With two Mexican composers having a say inside “Conciertos Románticos”, each of the composers’ leading pieces is highlighted by the ebullient reaches of piano concertos. Immediately following are intimate solo pieces which give a rounding for each composer with a softer, more intimate discovery of romantic flavor.

Jorge Federico Osorio’s new album, “Conciertos Románticos”, beautifully dovetails with his 2020 album, “The French Album” since the Paris‑trained pianist lives vicariously inside worlds of the 19th/20th century Mexican composers, Ricardo Castro and Manuel María Ponce. This is a magical matchmaker! Both composers, though Mexican by birth, spent time in Paris with writings sautéed by the Romantic movement. “Elegant gracility” sums up the overall aesthetics of this music.

Opening with an equivocally moody distance and mysterious foundation (ref: “Allegro moderato”), Castro’s Piano Concerto in A minor fluidly glimpses upon Edvard Grieg’s majestic runs and fortitude. Soon the clarinet blossoms into an intelligent conversation with Jorge Federico Osorio. Ricardo Castro’s illustrious grandeur gives his Piano Concerto a round or two of thoughtful convention. The more contemplative passage (2’10) sprinkles mildly with Grieg’s “Adagio” from the Concerto in A minor. “Slow to burn” with grave friction, the “Andante” pauses with stately extensions and allows cadenzas to hold back excessiveness, though the embraces are painfully loving.

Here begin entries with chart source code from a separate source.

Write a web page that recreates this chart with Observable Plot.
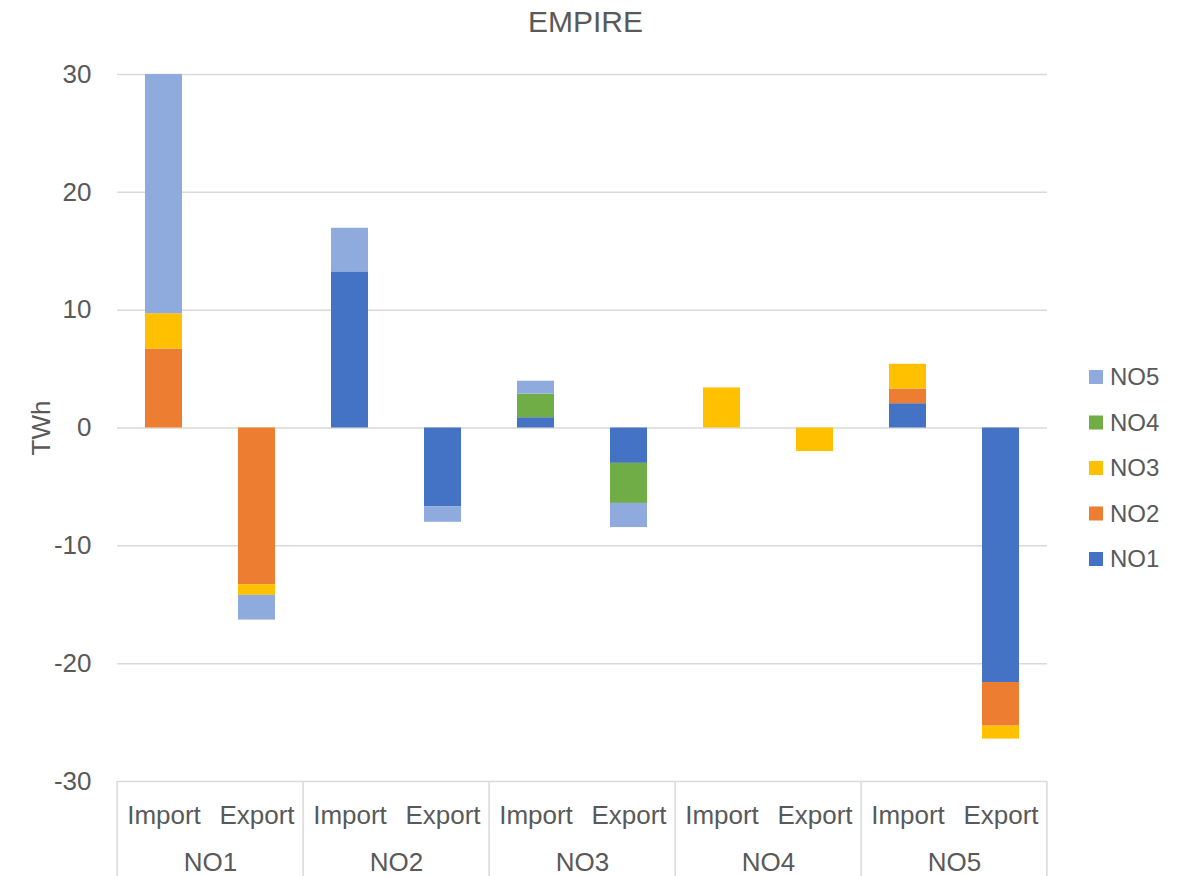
<!DOCTYPE html>
<html>
<head>
<meta charset="utf-8">
<script src="https://cdn.jsdelivr.net/npm/d3@7"></script>
<script src="https://cdn.jsdelivr.net/npm/@observablehq/plot@0.6"></script>
<style>
  html, body { margin: 0; padding: 0; background: #ffffff; }
  #chart svg { display: block; }
</style>
</head>
<body>
<div id="chart"></div>
<script>
// Price areas and flow directions along the x axis
const regions = ["NO1", "NO2", "NO3", "NO4", "NO5"];
const flows = ["Import", "Export"];

// Counterpart areas (stack series) and their colours
const series = ["NO1", "NO2", "NO3", "NO4", "NO5"];
const seriesColors = ["#4472C4", "#ED7D31", "#FFC000", "#70AD47", "#8FAADC"];

// TWh per bar, in order: NO1 Import, NO1 Export, NO2 Import, NO2 Export, ... NO5 Export
const fromNO1 = [0, 0, 13.25, -6.7, 0.87, -3.0, 0, 0, 2.06, -21.6];
const fromNO2 = [6.7, -13.3, 0, 0, 0, 0, 0, 0, 1.25, -3.7];
const fromNO3 = [3.0, -0.9, 0, 0, 0, 0, 3.4, -2.0, 2.1, -1.1];
const fromNO4 = [0, 0, 0, 0, 2.0, -3.4, 0, 0, 0, 0];
const fromNO5 = [20.3, -2.1, 3.7, -1.3, 1.1, -2.05, 0, 0, 0, 0];

const yTicks = [-30, -20, -10, 0, 10, 20, 30];
const title = "EMPIRE";
const yLabel = "TWh";

const valuesBySeries = [fromNO1, fromNO2, fromNO3, fromNO4, fromNO5];
const keys = regions.flatMap(r => flows.map(f => `${r} ${f}`));
const rows = [];
keys.forEach((key, i) => {
  series.forEach((s, j) => {
    const v = valuesBySeries[j][i];
    if (v !== 0) rows.push({key, series: s, value: v});
  });
});

const W = 1191, H = 876;
const mL = 117, mR = 144, mT = 74, mB = 95;
const step = (W - mL - mR) / keys.length;
const font = "'Liberation Sans', Arial, sans-serif";
const textColor = "#595959";
const gridColor = "#d9d9d9";
const labelSize = 26;

const chart = Plot.plot({
  width: W,
  height: H,
  marginLeft: mL,
  marginRight: mR,
  marginTop: mT,
  marginBottom: mB,
  style: {fontFamily: font, fontSize: `${labelSize}px`, color: textColor, background: "#ffffff"},
  x: {domain: keys, paddingInner: 0.6, paddingOuter: 0.3, axis: null},
  y: {domain: [-30, 30]},
  color: {domain: series, range: seriesColors},
  marks: [
    Plot.ruleY(yTicks, {stroke: gridColor, strokeWidth: 1.5}),
    Plot.barY(rows, Plot.stackY({order: series}, {x: "key", y: "value", fill: "series"})),
    Plot.axisY(yTicks, {
      tickSize: 0, tickPadding: 26, fontSize: labelSize,
      tickFormat: d => String(d),
      label: yLabel, labelAnchor: "center", labelArrow: "none", labelOffset: 86
    }),
    Plot.text(keys, {
      x: d => d, text: d => d.split(" ")[1],
      frameAnchor: "bottom", lineAnchor: "middle", dy: 34,
      fontSize: labelSize, fill: textColor
    }),
    Plot.text(regions, {
      x: r => `${r} Import`, text: d => d,
      frameAnchor: "bottom", lineAnchor: "middle", dy: 81, dx: step / 2,
      fontSize: labelSize, fill: textColor
    }),
    Plot.text([title], {frameAnchor: "top", lineAnchor: "middle", dy: -52, dx: 3, fontSize: 30, fill: textColor})
  ]
});

document.getElementById("chart").appendChild(chart);

// Group separators below the category axis, derived from the band scale
const svg = d3.select(chart);
const xs = chart.scale("x");
const ys = chart.scale("y");
const edge = xs.paddingOuter * xs.step;
const bounds = regions.map(r => xs.apply(`${r} Import`) - edge);
bounds.push(xs.apply(keys[keys.length - 1]) + xs.bandwidth + edge);
svg.append("g")
  .selectAll("line")
  .data(bounds)
  .join("line")
  .attr("x1", d => d).attr("x2", d => d)
  .attr("y1", ys.apply(-30)).attr("y2", H)
  .attr("stroke", gridColor)
  .attr("stroke-width", 1.5);

// Legend, top entry is the last series
const color = chart.scale("color");
const legendX = xs.range[1] + 42;
const legendTop = 377;
const rowGap = 45.5;
const legend = svg.append("g")
  .attr("font-family", font)
  .attr("font-size", 24)
  .attr("text-anchor", "start")
  .attr("fill", textColor);
series.slice().reverse().forEach((s, i) => {
  const cy = legendTop + i * rowGap;
  legend.append("rect")
    .attr("x", legendX).attr("y", cy - 7)
    .attr("width", 14).attr("height", 14)
    .attr("fill", color.apply(s));
  legend.append("text")
    .attr("x", legendX + 21).attr("y", cy)
    .attr("dy", "0.35em")
    .text(s);
});
</script>
</body>
</html>
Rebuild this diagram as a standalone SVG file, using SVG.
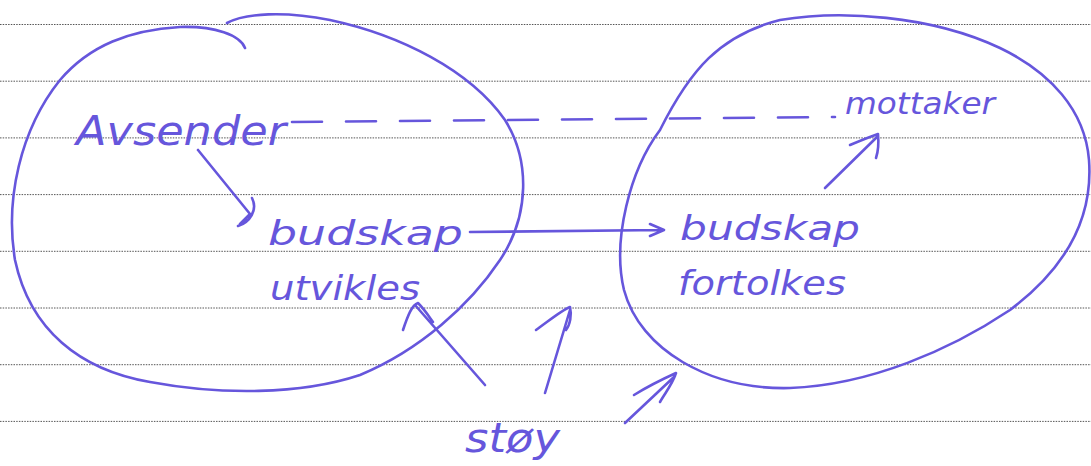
<svg xmlns="http://www.w3.org/2000/svg" width="1091" height="466" viewBox="0 0 1091 466">
<style>
.rule{stroke:#555;stroke-width:1;stroke-dasharray:1.5 1.2;fill:none}
.ink{stroke:#6656dc;stroke-width:2.6;fill:none;stroke-linecap:round;stroke-linejoin:round}
.hand{font-family:"DejaVu Sans",sans-serif;font-style:oblique;fill:#6656dc}
</style>
<rect width="1091" height="466" fill="#ffffff"/>
<g id="paper">
<line class="rule" x1="0" y1="24.5" x2="1091" y2="24.5"/>
<line class="rule" x1="0" y1="81.2" x2="1091" y2="81.2"/>
<line class="rule" x1="0" y1="137.9" x2="1091" y2="137.9"/>
<line class="rule" x1="0" y1="194.6" x2="1091" y2="194.6"/>
<line class="rule" x1="0" y1="251.3" x2="1091" y2="251.3"/>
<line class="rule" x1="0" y1="308" x2="1091" y2="308"/>
<line class="rule" x1="0" y1="364.7" x2="1091" y2="364.7"/>
<line class="rule" x1="0" y1="421.4" x2="1091" y2="421.4"/>
</g>
<g id="sender-circle">
<path class="ink" d="M227,23 C245,13 285,11 330,20 C400,35 470,70 505,120 C530,160 530,215 500,260 C470,305 420,350 360,375 C300,395 220,395 150,382 C80,370 30,330 15,260 C5,200 20,130 60,80 C90,45 130,30 180,27 C215,26 240,35 245,48"/>
</g>
<g id="receiver-circle">
<path class="ink" d="M660,130 C690,70 720,35 780,20 C840,10 930,15 1000,48 C1050,72 1085,110 1089,160 C1093,215 1070,265 1010,310 C950,350 870,385 790,388 C710,390 640,350 624,290 C612,240 630,170 660,130"/>
</g>
<g id="avsender">
<text class="hand" x="76" y="145" font-size="40" textLength="210" lengthAdjust="spacingAndGlyphs">Avsender</text>
</g>
<g id="mottaker">
<text class="hand" x="845" y="114" font-size="30" textLength="150" lengthAdjust="spacingAndGlyphs">mottaker</text>
</g>
<g id="budskap-utvikles">
<text class="hand" x="268" y="245" font-size="34" textLength="195" lengthAdjust="spacingAndGlyphs">budskap</text>
<text class="hand" x="270" y="300" font-size="34" textLength="150" lengthAdjust="spacingAndGlyphs">utvikles</text>
</g>
<g id="budskap-fortolkes">
<text class="hand" x="680" y="240" font-size="34" textLength="180" lengthAdjust="spacingAndGlyphs">budskap</text>
<text class="hand" x="678" y="295" font-size="34" textLength="168" lengthAdjust="spacingAndGlyphs">fortolkes</text>
</g>
<g id="stoy">
<text class="hand" x="465" y="452" font-size="40" textLength="95" lengthAdjust="spacingAndGlyphs">støy</text>
</g>
<g id="connectors">
<path class="ink" stroke-dasharray="30 24" d="M292,122 L835,117"/>
<path class="ink" d="M198,150 L250,214 M252,198 C258,210 250,222 238,226 M250,214 L240,224"/>
<path class="ink" d="M470,232 L662,230 M650,224 L664,230 L650,236"/>
<path class="ink" d="M825,188 L878,136 M850,145 C862,140 872,136 878,134 C879,145 877,155 876,158"/>
<path class="ink" d="M485,385 L415,305 M403,330 C408,315 412,305 418,303 C425,310 430,318 433,322"/>
<path class="ink" d="M545,393 L570,310 M536,330 C550,320 562,310 570,307 C572,315 570,325 566,330"/>
<path class="ink" d="M625,423 L675,376 M634,395 C650,385 665,378 676,373 C672,385 665,393 660,402"/>
</g>
</svg>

Senor Osorio’s reading of Castro is sensitive yet persuasive, teeming with a velvety flow: it yearns for a “hopeful tomorrow”, cautiously and anxiously awaiting the opening of an optimistic day. [Think Rachmaninoff]. Senor Osorio releases a dignified and poignant musical surfactant that helps broaden the dramatic strength of total composition. “Delicate and touching” well-characterizes the technique that Jorge Federico Osorio manifests in his fully-exposed and embracing musical demeanor. A graceful ending.

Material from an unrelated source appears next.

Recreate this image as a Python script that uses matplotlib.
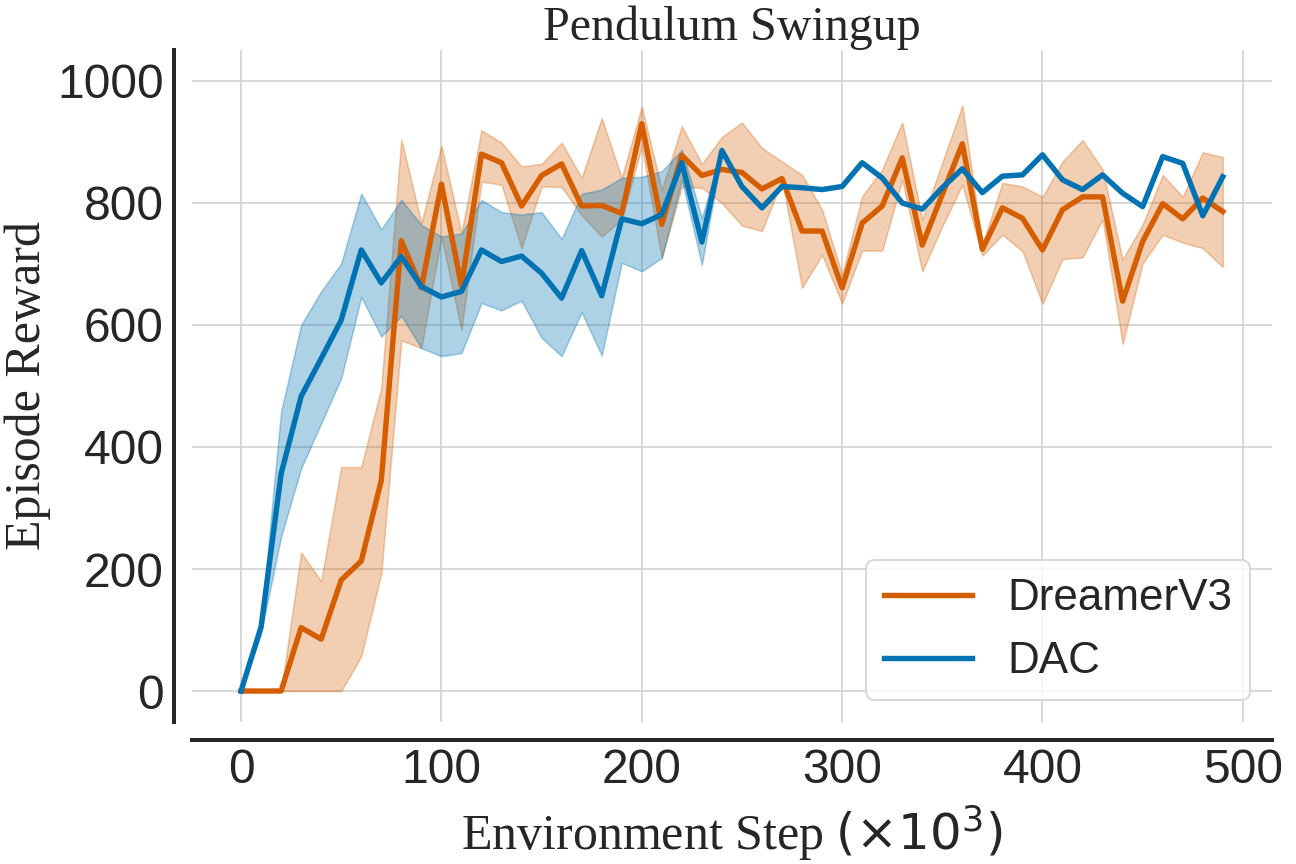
import matplotlib
matplotlib.use("Agg")
import matplotlib.pyplot as plt

# environment steps (x1000)
steps = [0, 10, 20, 30, 40, 50, 60, 70, 80, 90,
         100, 110, 120, 130, 140, 150, 160, 170, 180, 190,
         200, 210, 220, 230, 240, 250, 260, 270, 280, 290,
         300, 310, 320, 330, 340, 350, 360, 370, 380, 390,
         400, 410, 420, 430, 440, 450, 460, 470, 480, 490]

dreamer_mean = [0, 0, 0, 104, 85, 182, 213, 345, 738, 661,
                831, 664, 880, 866, 795, 845, 864, 795, 796, 783,
                930, 765, 878, 845, 855, 850, 823, 840, 754, 754,
                661, 767, 795, 874, 731, 814, 897, 724, 792, 775,
                723, 789, 810, 810, 639, 737, 799, 774, 808, 786]
dreamer_upper = [0, 0, 0, 227, 180, 367, 367, 497, 904, 767,
                 894, 751, 919, 899, 860, 864, 899, 841, 939, 841,
                 958, 822, 926, 864, 908, 932, 890, 868, 846, 789,
                 683, 811, 855, 932, 773, 866, 960, 732, 833, 827,
                 810, 868, 903, 855, 707, 765, 846, 810, 883, 875]
dreamer_lower = [0, 0, 0, 0, 0, 0, 57, 193, 575, 562,
                 745, 592, 835, 830, 726, 827, 826, 780, 745, 773,
                 893, 710, 826, 825, 800, 763, 754, 838, 661, 715,
                 635, 722, 722, 838, 688, 762, 830, 714, 748, 721,
                 635, 708, 711, 773, 569, 701, 748, 735, 726, 695]

dac_mean = [0, 105, 356, 483, 545, 608, 723, 669, 712, 663,
            646, 655, 723, 704, 713, 685, 644, 722, 648, 774,
            766, 781, 866, 736, 886, 827, 792, 827, 825, 822,
            827, 866, 841, 800, 790, 825, 856, 817, 844, 846,
            879, 838, 822, 846, 816, 794, 876, 865, 779, 843]
dac_upper = [0, 114, 458, 600, 655, 701, 815, 757, 805, 764,
             745, 750, 805, 785, 781, 785, 741, 815, 822, 841,
             843, 852, 887, 775, 890, 829, 794, 829, 827, 824,
             829, 868, 843, 802, 792, 827, 858, 819, 846, 848,
             881, 840, 824, 848, 818, 796, 878, 867, 781, 845]
dac_lower = [0, 95, 253, 365, 439, 513, 646, 581, 615, 562,
             549, 554, 636, 624, 640, 579, 549, 621, 550, 702,
             688, 710, 838, 699, 882, 825, 790, 825, 823, 820,
             825, 864, 839, 798, 788, 823, 854, 815, 842, 844,
             877, 836, 820, 844, 814, 792, 874, 863, 777, 841]

orange = "#d55e00"
blue = "#0173b2"
dark = "#262626"

plt.rcParams["font.family"] = ["Liberation Sans", "DejaVu Sans"]
plt.rcParams["mathtext.fontset"] = "dejavusans"

fig = plt.figure(figsize=(9, 6), dpi=144)
ax = fig.add_axes([0.1481, 0.1649, 0.8333, 0.7767])

ax.fill_between(steps, dreamer_lower, dreamer_upper, color=orange, alpha=0.3, linewidth=0.8)
ax.plot(steps, dreamer_mean, color=orange, lw=2.7, label="DreamerV3")
ax.fill_between(steps, dac_lower, dac_upper, color=blue, alpha=0.32, linewidth=0.8)
ax.plot(steps, dac_mean, color=blue, lw=2.7, label="DAC")

ax.set_ylim(-50, 1050)
ax.set_xticks([0, 100, 200, 300, 400, 500])
ax.set_yticks([0, 200, 400, 600, 800, 1000])
ax.grid(True, color="#d0d0d0", lw=0.8)
ax.set_axisbelow(True)

for s in ["top", "right"]:
    ax.spines[s].set_visible(False)
for s in ["left", "bottom"]:
    ax.spines[s].set_position(("outward", 9))
    ax.spines[s].set_linewidth(2)
    ax.spines[s].set_color(dark)

ax.tick_params(axis="both", length=0, labelsize=24, labelcolor=dark)
ax.tick_params(axis="y", pad=5)
ax.tick_params(axis="x", pad=4)

ax.set_title("Pendulum Swingup", fontsize=24, family="Liberation Serif", color=dark, pad=3)
ax.set_ylabel("Episode Reward", fontsize=25, family="Liberation Serif", color=dark, labelpad=3)
ax.set_xlabel(r"Environment Step $(\times10^3)$", fontsize=25, family="Liberation Serif",
              color=dark, labelpad=5)

leg = ax.legend(loc="lower right", fontsize=22, frameon=True, fancybox=True,
                edgecolor="#d0d0d0", framealpha=0.8)
for t in leg.get_texts():
    t.set_color(dark)

fig.savefig("out.png", dpi=144)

In an entrée by horns, the final third of the Concerto adds lighter fare by unveiling of the “Polonaise”...certainly a Westernized European élan brimming with majestic touches like those buried inside Pyotr Tchaikovsky’s war chest. Within the closing remarks, Senor Osorio floats lightly on high and tingles the airwaves with fancy, elegant formality. Conclusive and tinkling remarks (a strong reminder of Sleeping Beauty) beautifully build in a mellifluous, chatty ivory delight. Senor Osorio’s flights of fancy are forever flouncy and fluffy. The closing Castro remarks summarize the composition’s past reminisces into a whirling, punchy conclusion. Spectacular!

Yet a contrast ensues inside the soft, yet dramatic whispers of the “Berceuse” that are contemplative, though enthusiastically yearning for optimistic resolve. On the same level of sobriety, Senor Osorio channels the energy to his fingers and, ultimately, to his heart as he delves into the serious topic of “love”, deeply buried inside his rendition of the Canto de amor. Here, Ricardo Castro tempers his piece with love‑sick awakenings, filled with superlative cascading runs masterfully free‑flowing and patiently building through the powerfully illustrative expressions by Jorge Federico Osorio. In the last few years of Ricardo Castro’s life, his swansong miniature, “Plainte”, sang like a brightly‑hued lark ripening with age, as if to be turning back the neck to reflect upon past idylls. M. Osorio’s eloquence is fashioned by a sedately pined resolve.

In comparison to Ricardo Castro, Manuel María Ponce’s music has stronger equations, imbued by thicker lines and woody density. Furthermore, Ponce’s Piano Concerto n° 1 emerges upon the airwaves with greater heft. It’s as if to say Ponce’s pieces breathe a seriously spicy hot‑blooded determination. All three movements inside the Concerto invoke deeper drama, and reign supreme in the context of the storyline: but Jorge Federico Osorio channels Ponce’s emotional assortments of thoughts with grainy, melodramatic detail. Each of the other independent songs (Arrulladora Mexicana, Gavota, Romanza de amor and Intermezzo) are stated with firmity and poignant direction.

“Conciertos Románticos” is penetrating and clear...we hear Jorge Federico Osorio at his “personal best”, embracing the passionate fervencies of the Romantic movement and the heartfelt discoveries of two Mexican composers.